1. Deal Origination:
VC usually have intermediaries through they come into contact with potential start-ups. Mainly many practicing chartered accountants and investment advisors would work as intermediaries . Another source of deal flow is the active search through, networks, trade fairs, conferences, seminars, foreign resist etc.
The startup presents an Investment Memorandum(IM) which is a document consist of business models , financial plan and exit plan.
2. Screening:
Venture capitalist expects return to be in multiple and thus choose the best ventures. This is done by detailed scrutiny of all projects on the basis of certain broad criteria, such as technology or product, market scope, size of investment, geographical location and stage of financing.
3. Due Diligence:
. A detailed study of project profile, track record of the entrepreneur, market potential, technological feasibility future turnover, profitability, etc. is undertaken.
Venture capitalists in Indian factor in the entrepreneur’s background, especially in terms of integrity, long-term vision, urge to grow managerial skills and business orientation. They also consider the entrepreneur’s skills, technical competence, manufacturing and marketing abilities and experience
All the documents of current and past workings of business, its financial soundness, etc is verified.
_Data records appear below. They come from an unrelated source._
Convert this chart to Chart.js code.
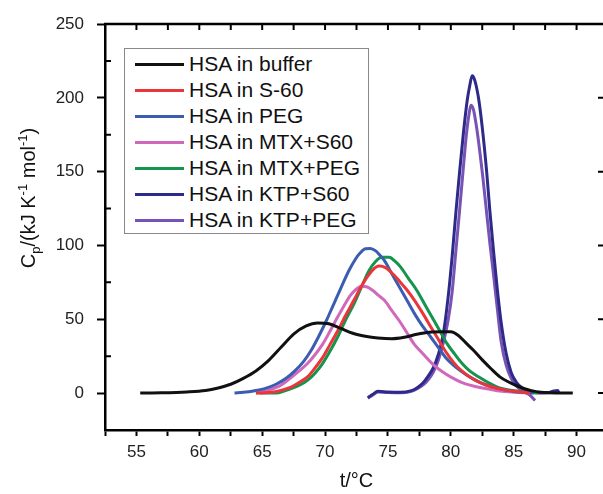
<!DOCTYPE html>
<html>
<head>
<meta charset="utf-8">
<script src="https://cdn.jsdelivr.net/npm/chart.js"></script>
<style>
  html, body { margin: 0; padding: 0; background: #fff; overflow: hidden; }
  #wrap { position: relative; width: 614px; height: 494px; }
  #legend { position: absolute; left: 124px; top: 48px; width: 243px; height: 184px; border: 1px solid #888; background: #fff; font-family: "Liberation Sans", Arial, sans-serif; }
  .item { position: absolute; left: 0; width: 100%; height: 26px; }
  .item i { position: absolute; left: 10px; top: 12px; width: 49px; height: 3px; }
  .item span { position: absolute; left: 64px; top: 0; font-size: 21px; line-height: 26px; white-space: nowrap; color: #111; }
</style>
</head>
<body>
<div id="wrap">
  <canvas id="dsc" width="614" height="494"></canvas>
  <div id="legend"></div>
</div>
<script>
// series names (legend order)
const seriesNames = ['HSA in buffer', 'HSA in S-60', 'HSA in PEG', 'HSA in MTX+S60', 'HSA in MTX+PEG', 'HSA in KTP+S60', 'HSA in KTP+PEG'];

// temperature (°C) and Cp (kJ K-1 mol-1)
const tBuffer = [55.3, 57, 59, 60.5, 61.5, 62.5, 63.5, 64.5, 65.5, 66.5, 67.5, 68.5, 69.4, 70.3, 71.2, 72.2, 73.2, 74.2, 75.3, 76.3, 77.3, 78.3, 79.3, 80.0, 80.6, 81.2, 81.8, 82.5, 83.2, 83.9, 84.6, 85.3, 86.0, 86.8, 87.8, 89.7];
const cpBuffer = [0, 0.2, 0.8, 1.8, 3.5, 6, 10, 15, 22, 31, 40, 45.5, 47.5, 47, 44, 40.5, 38.5, 37.3, 36.8, 37.8, 39.8, 41.2, 41.5, 41.5, 39, 34, 29, 22.5, 16.5, 11, 7.5, 4.8, 2.6, 1, 0.3, 0];

const tS60 = [64.5, 65.5, 66.5, 67.3, 68.0, 68.6, 69.2, 69.8, 70.4, 71.0, 71.6, 72.3, 72.8, 73.3, 73.8, 74.3, 74.8, 75.3, 75.9, 76.5, 77.1, 77.7, 78.4, 79.0, 79.6, 80.2, 80.8, 81.4, 82.0, 82.8, 83.6, 84.4, 85.1, 86.3];
const cpS60 = [0, 0.4, 1.8, 4, 7.5, 11, 17, 24, 33, 42, 52, 63, 71, 78, 83.5, 86, 85, 81.5, 76, 70, 63, 55, 45, 36.5, 28, 21, 15.5, 11.5, 8.5, 5.5, 3.5, 2, 1.2, 0];

const tPEG = [62.8, 63.5, 64.3, 65.2, 66.1, 66.9, 67.6, 68.3, 68.9, 69.5, 70.1, 70.7, 71.3, 71.9, 72.4, 72.8, 73.2, 73.6, 74.0, 74.4, 74.7, 75.3, 75.9, 76.5, 77.1, 77.7, 78.4, 79.0, 79.6, 80.2, 80.8, 81.6, 82.4, 83.2, 83.9, 84.7, 85.4, 86.6];
const cpPEG = [0, 0.5, 1.4, 3, 6, 10, 15, 21.5, 29, 38.5, 49, 60.5, 72, 83, 90.5, 95, 97.8, 98, 96.5, 93, 90, 81, 72, 63, 54, 46, 38, 31, 24, 19, 15, 10.5, 7, 4.5, 3, 1.5, 0.7, 0];

const tMtxS60 = [64.5, 65.5, 66.3, 67.0, 67.8, 68.6, 69.2, 69.8, 70.4, 71.0, 71.5, 72.0, 72.5, 72.9, 73.3, 73.8, 74.2, 74.7, 75.3, 75.9, 76.5, 77.1, 77.8, 78.4, 79.0, 79.6, 80.2, 80.8, 81.6, 82.4, 83.2, 83.9, 85.0, 86.3];
const cpMtxS60 = [0, 2, 4.5, 8.5, 14, 20, 26, 33, 42, 51.5, 59, 66, 70.5, 72.3, 72, 69.5, 66.5, 63, 56, 49, 41, 33, 26.5, 21, 16.5, 13, 10, 7.5, 5.2, 3.6, 2.4, 1.4, 0.6, 0];

const tMtxPEG = [64.8, 66.1, 66.8, 67.3, 68.0, 68.6, 69.2, 69.8, 70.4, 71.0, 71.6, 72.3, 72.9, 73.5, 74.0, 74.5, 75.1, 75.6, 76.0, 76.6, 77.3, 77.9, 78.5, 79.1, 79.7, 80.3, 80.9, 81.5, 82.2, 82.9, 83.7, 84.4, 85.2, 86.0, 86.9];
const cpMtxPEG = [0, 0, 1.5, 3, 5.5, 8.6, 13.5, 20, 28.5, 38, 49, 60.5, 72, 83, 89, 92, 92, 89, 85.5, 78, 69.5, 60.5, 51.5, 42.5, 33.5, 26.5, 20, 15, 11, 7.5, 4, 2.5, 1.4, 0.6, 0];

const tKtpS60 = [73.4, 73.8, 74.2, 75.0, 76.0, 76.8, 77.3, 77.8, 78.2, 78.6, 79.0, 79.4, 79.8, 80.1, 80.4, 80.7, 81.0, 81.3, 81.5, 81.7, 81.9, 82.2, 82.5, 82.85, 83.1, 83.4, 83.7, 84.0, 84.4, 84.8, 85.2, 85.6, 86.0, 86.5, 87.1, 87.8, 88.2, 88.5, 88.6];
const cpKtpS60 = [-3, -0.8, 1.2, 0.8, 0.6, 1.5, 3.5, 7, 11.5, 17, 26, 40, 66, 92, 122, 150, 176, 198, 208, 215, 212, 200, 180, 150, 124, 96, 70, 48, 27, 14, 7.5, 4, 2, 0.7, 0, 0.3, 1.5, 1.8, 0.3];

const tKtpPEG = [73.4, 73.8, 74.2, 75.0, 76.0, 76.8, 77.3, 77.8, 78.2, 78.6, 79.0, 79.4, 79.8, 80.1, 80.4, 80.7, 81.0, 81.25, 81.45, 81.6, 81.8, 82.05, 82.3, 82.55, 82.8, 83.1, 83.4, 83.7, 84.0, 84.4, 84.8, 85.2, 85.6, 86.0, 86.3, 86.7];
const cpKtpPEG = [-3.5, -1.2, 0.8, 0.4, 0.2, 1, 2.8, 5.5, 9, 14, 22, 34, 50, 68, 96, 124, 153, 176, 189, 195, 192, 180, 164, 146, 126, 102, 80, 57, 35, 19, 10, 5, 2, 0, -1.5, -5];

// axis ranges / ticks
const xMin = 52.5, xMax = 92.5, xStep = 2.5;
const yMin = -25, yMax = 250, yStep = 25;

const seriesT = [tBuffer, tS60, tPEG, tMtxS60, tMtxPEG, tKtpS60, tKtpPEG];
const seriesCp = [cpBuffer, cpS60, cpPEG, cpMtxS60, cpMtxPEG, cpKtpS60, cpKtpPEG];
const colors = ['#111111', '#e8363a', '#3b5cb0', '#d068bb', '#14944c', '#2d2a8a', '#7852b4'];

const FONT = '"Liberation Sans", Arial, sans-serif';

const datasets = seriesNames.map((name, i) => ({
  label: name,
  data: seriesT[i].map((t, j) => ({ x: t, y: seriesCp[i][j] })),
  borderColor: colors[i],
  backgroundColor: colors[i],
  borderWidth: 3,
  pointRadius: 0,
  cubicInterpolationMode: 'monotone',
  fill: false
}));

const isMajor = (v, step) => Math.abs(v / step - Math.round(v / step)) < 1e-6;

// top/right frame, inward ticks, y title with sub/superscripts
const framePlugin = {
  id: 'frame',
  afterDraw(chart) {
    const { ctx, chartArea: a, scales: { x, y } } = chart;
    ctx.save();
    ctx.strokeStyle = '#000';
    ctx.lineWidth = 2.5;
    ctx.beginPath();
    ctx.moveTo(a.left - 1, a.top);
    ctx.lineTo(a.right, a.top);
    ctx.lineTo(a.right, a.bottom);
    ctx.stroke();

    ctx.lineWidth = 2;
    ctx.beginPath();
    x.ticks.forEach(t => {
      const px = x.getPixelForValue(t.value);
      ctx.moveTo(px, a.top);
      ctx.lineTo(px, a.top + 6);
    });
    y.ticks.forEach(t => {
      const py = y.getPixelForValue(t.value);
      const major = isMajor(t.value, 50);
      ctx.moveTo(a.right, py);
      ctx.lineTo(a.right - (major ? 10 : 4), py);
      if (!major) {
        ctx.moveTo(a.left, py);
        ctx.lineTo(a.left + 6, py);
      }
    });
    ctx.stroke();

    // y axis title
    const parts = [
      ['C', 20, 0], ['p', 13, 5], ['/(kJ K', 20, 0], ['-1', 13, -8],
      [' mol', 20, 0], ['-1', 13, -8], [')', 20, 0]
    ];
    let w = 0;
    parts.forEach(p => { ctx.font = p[1] + 'px ' + FONT; w += ctx.measureText(p[0]).width; });
    ctx.translate(35, 198);
    ctx.rotate(-Math.PI / 2);
    ctx.fillStyle = '#111';
    ctx.textBaseline = 'alphabetic';
    let cx = -w / 2;
    parts.forEach(p => {
      ctx.font = p[1] + 'px ' + FONT;
      ctx.fillText(p[0], cx, p[2]);
      cx += ctx.measureText(p[0]).width;
    });
    ctx.restore();
  }
};

new Chart(document.getElementById('dsc'), {
  type: 'line',
  data: { datasets },
  options: {
    responsive: false,
    devicePixelRatio: 1,
    animation: false,
    events: [],
    layout: { padding: { top: 24, right: 6, left: 0, bottom: 0 } },
    plugins: { legend: { display: false }, tooltip: { enabled: false } },
    scales: {
      x: {
        type: 'linear',
        min: xMin,
        max: xMax,
        afterFit: s => { s.height = 64; },
        ticks: {
          stepSize: xStep,
          autoSkip: false,
          maxRotation: 0,
          padding: 6,
          color: '#222',
          font: { family: FONT, size: 17 },
          callback: v => isMajor(v, 5) ? v : ''
        },
        grid: { drawOnChartArea: false, tickLength: 6, tickWidth: 2, tickColor: '#000' },
        border: { color: '#000', width: 2.5 },
        title: { display: true, text: 't/°C', color: '#111', font: { family: FONT, size: 20 }, padding: { top: 0, bottom: 1 } }
      },
      y: {
        min: yMin,
        max: yMax,
        afterFit: s => { s.width = 105; },
        ticks: {
          stepSize: yStep,
          padding: 13,
          color: '#222',
          font: { family: FONT, size: 17 },
          callback: v => isMajor(v, 50) ? v : ''
        },
        grid: {
          drawOnChartArea: false,
          tickLength: 8,
          tickWidth: 2,
          tickColor: c => (c.tick && isMajor(c.tick.value, 50)) ? '#000' : 'rgba(0,0,0,0)'
        },
        border: { color: '#000', width: 2.5 }
      }
    }
  },
  plugins: [framePlugin]
});

// legend box
const legend = document.getElementById('legend');
seriesNames.forEach((name, i) => {
  const row = document.createElement('div');
  row.className = 'item';
  row.style.top = (2 + i * 26) + 'px';
  row.innerHTML = '<i style="background:' + colors[i] + '"></i><span>' + name + '</span>';
  legend.appendChild(row);
});
</script>
</body>
</html>
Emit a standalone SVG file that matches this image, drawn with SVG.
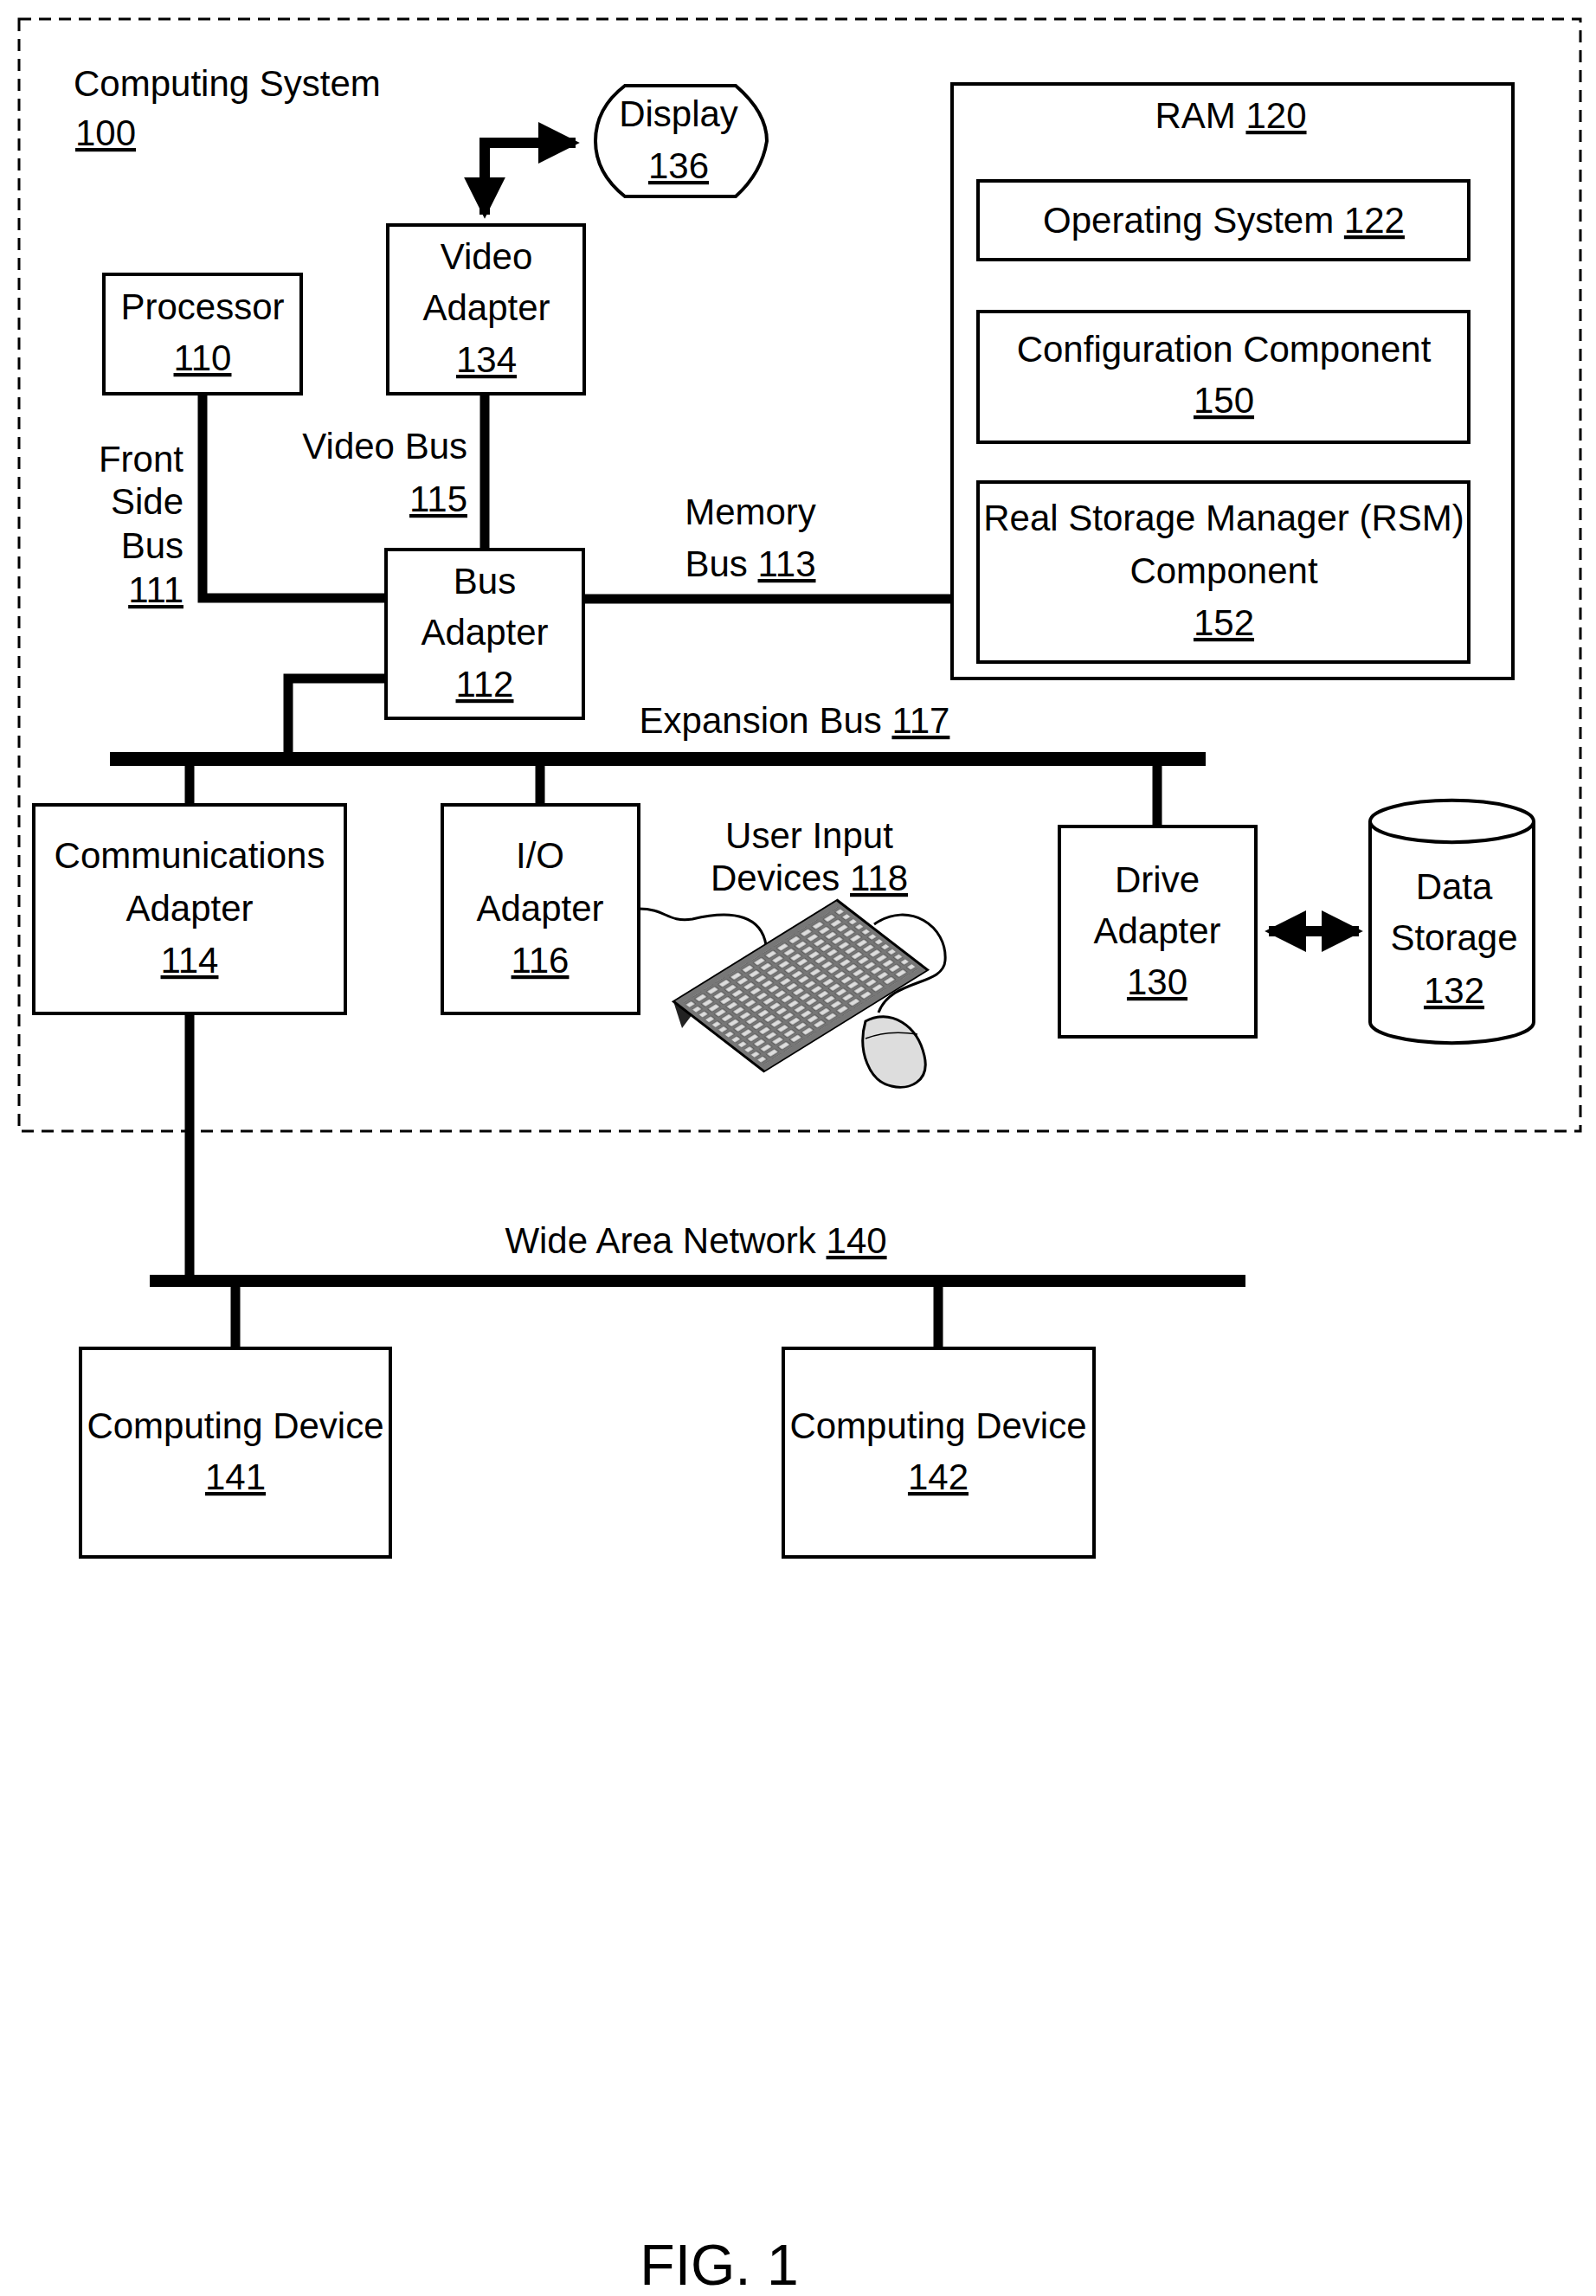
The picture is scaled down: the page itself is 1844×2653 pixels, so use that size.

This process is usually outsourced to external party.
4. Deal Structuring:
Once the venture is found viable, the venture capitalist negotiates the terms of the deal with the entrepreneur. This it does so as to protect its interest of both start-ups and venture capitals. Terms of the deal include amount, form and price of the investment.
It also contains protective covenants such as venture capitalists right to control the venture company and to change its management, if necessary, buy back arrangements, acquisition, making IPOs. Terms of the deal should be mutually beneficial to both venture capitalist and the entrepreneur. It should be flexible and its structure should safeguard interests of both the parties.
5. Post Investment Activity:
The venture capitalist’s participation in the enterprise is generally through a representation in the Board of Directors or informal influence in improving the quality of marketing, finance and other managerial functions. Generally, the venture capitalist does not meddle in the day-to-day working of the enterprise, it intervenes when a financial or managerial crisis takes place.
If the milestone has not been achieved, the start-up has to give explanation. Start-ups will have to adhere to strong MIS, strong, budgeting system, strong corporate governance, and other covenants of the VC. Besides, VC would also ensure that professional management is set up in the company.
6. Exit Plan:
The Exit Plan for VC’s can be categorized as:
- Sell stake to third parties like IPO or Private Placement.
- Buy Back of VC’s stake by the promoters, generally at an IRR of 18%-25%. At any case, the promoter would get the right of buy back.